======== Records for this exercise

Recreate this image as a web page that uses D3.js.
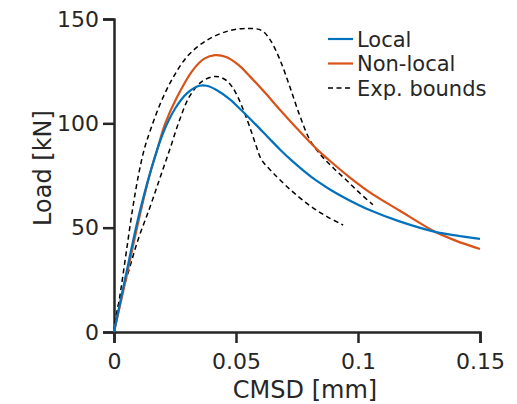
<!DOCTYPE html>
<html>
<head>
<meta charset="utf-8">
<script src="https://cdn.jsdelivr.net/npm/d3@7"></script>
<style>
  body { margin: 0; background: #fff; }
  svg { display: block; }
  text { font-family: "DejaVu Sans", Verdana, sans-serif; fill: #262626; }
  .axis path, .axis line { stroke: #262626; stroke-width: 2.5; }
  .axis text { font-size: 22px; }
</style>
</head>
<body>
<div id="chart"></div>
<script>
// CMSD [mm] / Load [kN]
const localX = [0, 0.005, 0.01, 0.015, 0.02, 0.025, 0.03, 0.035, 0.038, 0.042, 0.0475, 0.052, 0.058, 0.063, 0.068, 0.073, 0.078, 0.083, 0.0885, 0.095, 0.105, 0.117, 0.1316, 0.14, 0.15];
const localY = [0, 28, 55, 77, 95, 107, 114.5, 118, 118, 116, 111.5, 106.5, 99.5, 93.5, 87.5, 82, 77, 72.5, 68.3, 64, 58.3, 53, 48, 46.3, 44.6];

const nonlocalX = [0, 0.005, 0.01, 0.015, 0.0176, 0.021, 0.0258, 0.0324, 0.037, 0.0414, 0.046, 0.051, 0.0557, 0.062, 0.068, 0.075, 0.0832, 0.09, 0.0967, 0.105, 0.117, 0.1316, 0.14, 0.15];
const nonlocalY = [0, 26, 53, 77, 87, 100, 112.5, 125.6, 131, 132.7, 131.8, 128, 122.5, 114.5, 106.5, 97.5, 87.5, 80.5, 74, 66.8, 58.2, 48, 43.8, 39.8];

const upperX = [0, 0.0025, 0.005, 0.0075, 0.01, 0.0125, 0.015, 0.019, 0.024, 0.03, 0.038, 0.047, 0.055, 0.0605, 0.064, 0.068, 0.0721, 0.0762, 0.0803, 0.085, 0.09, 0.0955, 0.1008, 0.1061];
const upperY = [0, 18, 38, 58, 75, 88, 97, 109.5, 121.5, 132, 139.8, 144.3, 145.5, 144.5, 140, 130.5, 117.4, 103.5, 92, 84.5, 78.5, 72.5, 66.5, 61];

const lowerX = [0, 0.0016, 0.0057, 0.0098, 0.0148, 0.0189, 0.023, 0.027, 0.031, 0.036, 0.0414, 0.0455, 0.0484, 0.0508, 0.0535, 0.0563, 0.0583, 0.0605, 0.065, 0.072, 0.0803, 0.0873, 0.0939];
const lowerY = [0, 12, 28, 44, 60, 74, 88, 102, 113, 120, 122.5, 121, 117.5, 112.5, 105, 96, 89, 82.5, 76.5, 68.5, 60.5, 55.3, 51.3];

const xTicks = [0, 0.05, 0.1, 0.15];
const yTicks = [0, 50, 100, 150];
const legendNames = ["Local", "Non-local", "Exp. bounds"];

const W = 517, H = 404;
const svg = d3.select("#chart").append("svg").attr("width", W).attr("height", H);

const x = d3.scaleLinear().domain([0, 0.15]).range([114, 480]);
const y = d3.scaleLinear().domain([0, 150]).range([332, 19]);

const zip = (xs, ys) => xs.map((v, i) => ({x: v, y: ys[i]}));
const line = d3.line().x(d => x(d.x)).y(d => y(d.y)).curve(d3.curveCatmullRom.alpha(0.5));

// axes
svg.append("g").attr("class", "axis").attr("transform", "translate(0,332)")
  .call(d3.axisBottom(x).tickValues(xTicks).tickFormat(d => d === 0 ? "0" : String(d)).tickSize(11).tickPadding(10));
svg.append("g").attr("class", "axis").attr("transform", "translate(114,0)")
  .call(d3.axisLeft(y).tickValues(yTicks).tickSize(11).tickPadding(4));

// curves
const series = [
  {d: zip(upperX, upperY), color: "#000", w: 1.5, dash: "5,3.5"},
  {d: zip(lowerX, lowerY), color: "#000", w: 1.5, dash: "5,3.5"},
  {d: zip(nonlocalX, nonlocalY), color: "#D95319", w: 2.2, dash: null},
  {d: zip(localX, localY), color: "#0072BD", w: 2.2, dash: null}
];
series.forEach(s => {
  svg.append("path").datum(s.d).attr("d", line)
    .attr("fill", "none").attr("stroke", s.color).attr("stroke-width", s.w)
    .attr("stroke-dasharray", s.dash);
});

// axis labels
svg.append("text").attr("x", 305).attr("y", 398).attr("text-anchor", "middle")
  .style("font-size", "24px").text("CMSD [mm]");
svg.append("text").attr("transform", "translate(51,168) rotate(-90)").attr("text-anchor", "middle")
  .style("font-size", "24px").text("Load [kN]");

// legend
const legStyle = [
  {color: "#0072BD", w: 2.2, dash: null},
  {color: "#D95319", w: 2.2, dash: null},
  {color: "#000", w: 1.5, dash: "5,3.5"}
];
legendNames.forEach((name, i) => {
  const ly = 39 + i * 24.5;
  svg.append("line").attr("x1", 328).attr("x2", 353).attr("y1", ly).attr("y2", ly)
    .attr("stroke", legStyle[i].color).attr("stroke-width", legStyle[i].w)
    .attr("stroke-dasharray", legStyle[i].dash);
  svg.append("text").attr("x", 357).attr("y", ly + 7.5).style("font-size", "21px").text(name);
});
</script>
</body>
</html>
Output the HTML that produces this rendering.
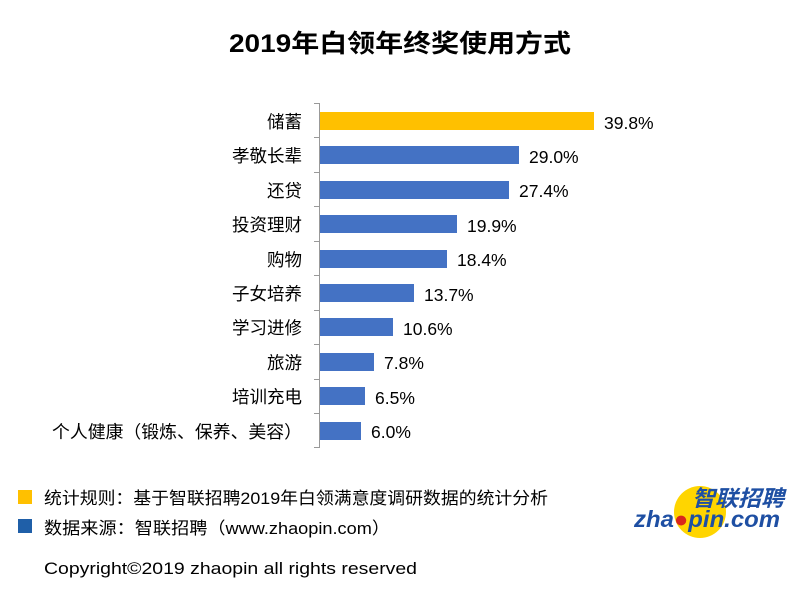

================

*What to work on:* Pictures excluded, quote all the data above exactly.

*Final result:*
Recreate this image as a web page that uses D3.js.
<!DOCTYPE html>
<html>
<head>
<meta charset="utf-8">
<script src="https://cdn.jsdelivr.net/npm/d3@7"></script>
<style>
  body { margin: 0; background: #fff; }
  svg { display: block; }
  text { font-family: "DejaVu Sans", Verdana, sans-serif; fill: #262626; }
  .axis path, .axis line { stroke: #262626; stroke-width: 2.5; }
  .axis text { font-size: 22px; }
</style>
</head>
<body>
<div id="chart"></div>
<script>
// CMSD [mm] / Load [kN]
const localX = [0, 0.005, 0.01, 0.015, 0.02, 0.025, 0.03, 0.035, 0.038, 0.042, 0.0475, 0.052, 0.058, 0.063, 0.068, 0.073, 0.078, 0.083, 0.0885, 0.095, 0.105, 0.117, 0.1316, 0.14, 0.15];
const localY = [0, 28, 55, 77, 95, 107, 114.5, 118, 118, 116, 111.5, 106.5, 99.5, 93.5, 87.5, 82, 77, 72.5, 68.3, 64, 58.3, 53, 48, 46.3, 44.6];

const nonlocalX = [0, 0.005, 0.01, 0.015, 0.0176, 0.021, 0.0258, 0.0324, 0.037, 0.0414, 0.046, 0.051, 0.0557, 0.062, 0.068, 0.075, 0.0832, 0.09, 0.0967, 0.105, 0.117, 0.1316, 0.14, 0.15];
const nonlocalY = [0, 26, 53, 77, 87, 100, 112.5, 125.6, 131, 132.7, 131.8, 128, 122.5, 114.5, 106.5, 97.5, 87.5, 80.5, 74, 66.8, 58.2, 48, 43.8, 39.8];

const upperX = [0, 0.0025, 0.005, 0.0075, 0.01, 0.0125, 0.015, 0.019, 0.024, 0.03, 0.038, 0.047, 0.055, 0.0605, 0.064, 0.068, 0.0721, 0.0762, 0.0803, 0.085, 0.09, 0.0955, 0.1008, 0.1061];
const upperY = [0, 18, 38, 58, 75, 88, 97, 109.5, 121.5, 132, 139.8, 144.3, 145.5, 144.5, 140, 130.5, 117.4, 103.5, 92, 84.5, 78.5, 72.5, 66.5, 61];

const lowerX = [0, 0.0016, 0.0057, 0.0098, 0.0148, 0.0189, 0.023, 0.027, 0.031, 0.036, 0.0414, 0.0455, 0.0484, 0.0508, 0.0535, 0.0563, 0.0583, 0.0605, 0.065, 0.072, 0.0803, 0.0873, 0.0939];
const lowerY = [0, 12, 28, 44, 60, 74, 88, 102, 113, 120, 122.5, 121, 117.5, 112.5, 105, 96, 89, 82.5, 76.5, 68.5, 60.5, 55.3, 51.3];

const xTicks = [0, 0.05, 0.1, 0.15];
const yTicks = [0, 50, 100, 150];
const legendNames = ["Local", "Non-local", "Exp. bounds"];

const W = 517, H = 404;
const svg = d3.select("#chart").append("svg").attr("width", W).attr("height", H);

const x = d3.scaleLinear().domain([0, 0.15]).range([114, 480]);
const y = d3.scaleLinear().domain([0, 150]).range([332, 19]);

const zip = (xs, ys) => xs.map((v, i) => ({x: v, y: ys[i]}));
const line = d3.line().x(d => x(d.x)).y(d => y(d.y)).curve(d3.curveCatmullRom.alpha(0.5));

// axes
svg.append("g").attr("class", "axis").attr("transform", "translate(0,332)")
  .call(d3.axisBottom(x).tickValues(xTicks).tickFormat(d => d === 0 ? "0" : String(d)).tickSize(11).tickPadding(10));
svg.append("g").attr("class", "axis").attr("transform", "translate(114,0)")
  .call(d3.axisLeft(y).tickValues(yTicks).tickSize(11).tickPadding(4));

// curves
const series = [
  {d: zip(upperX, upperY), color: "#000", w: 1.5, dash: "5,3.5"},
  {d: zip(lowerX, lowerY), color: "#000", w: 1.5, dash: "5,3.5"},
  {d: zip(nonlocalX, nonlocalY), color: "#D95319", w: 2.2, dash: null},
  {d: zip(localX, localY), color: "#0072BD", w: 2.2, dash: null}
];
series.forEach(s => {
  svg.append("path").datum(s.d).attr("d", line)
    .attr("fill", "none").attr("stroke", s.color).attr("stroke-width", s.w)
    .attr("stroke-dasharray", s.dash);
});

// axis labels
svg.append("text").attr("x", 305).attr("y", 398).attr("text-anchor", "middle")
  .style("font-size", "24px").text("CMSD [mm]");
svg.append("text").attr("transform", "translate(51,168) rotate(-90)").attr("text-anchor", "middle")
  .style("font-size", "24px").text("Load [kN]");

// legend
const legStyle = [
  {color: "#0072BD", w: 2.2, dash: null},
  {color: "#D95319", w: 2.2, dash: null},
  {color: "#000", w: 1.5, dash: "5,3.5"}
];
legendNames.forEach((name, i) => {
  const ly = 39 + i * 24.5;
  svg.append("line").attr("x1", 328).attr("x2", 353).attr("y1", ly).attr("y2", ly)
    .attr("stroke", legStyle[i].color).attr("stroke-width", legStyle[i].w)
    .attr("stroke-dasharray", legStyle[i].dash);
  svg.append("text").attr("x", 357).attr("y", ly + 7.5).style("font-size", "21px").text(name);
});
</script>
</body>
</html>
Output the HTML that produces this rendering.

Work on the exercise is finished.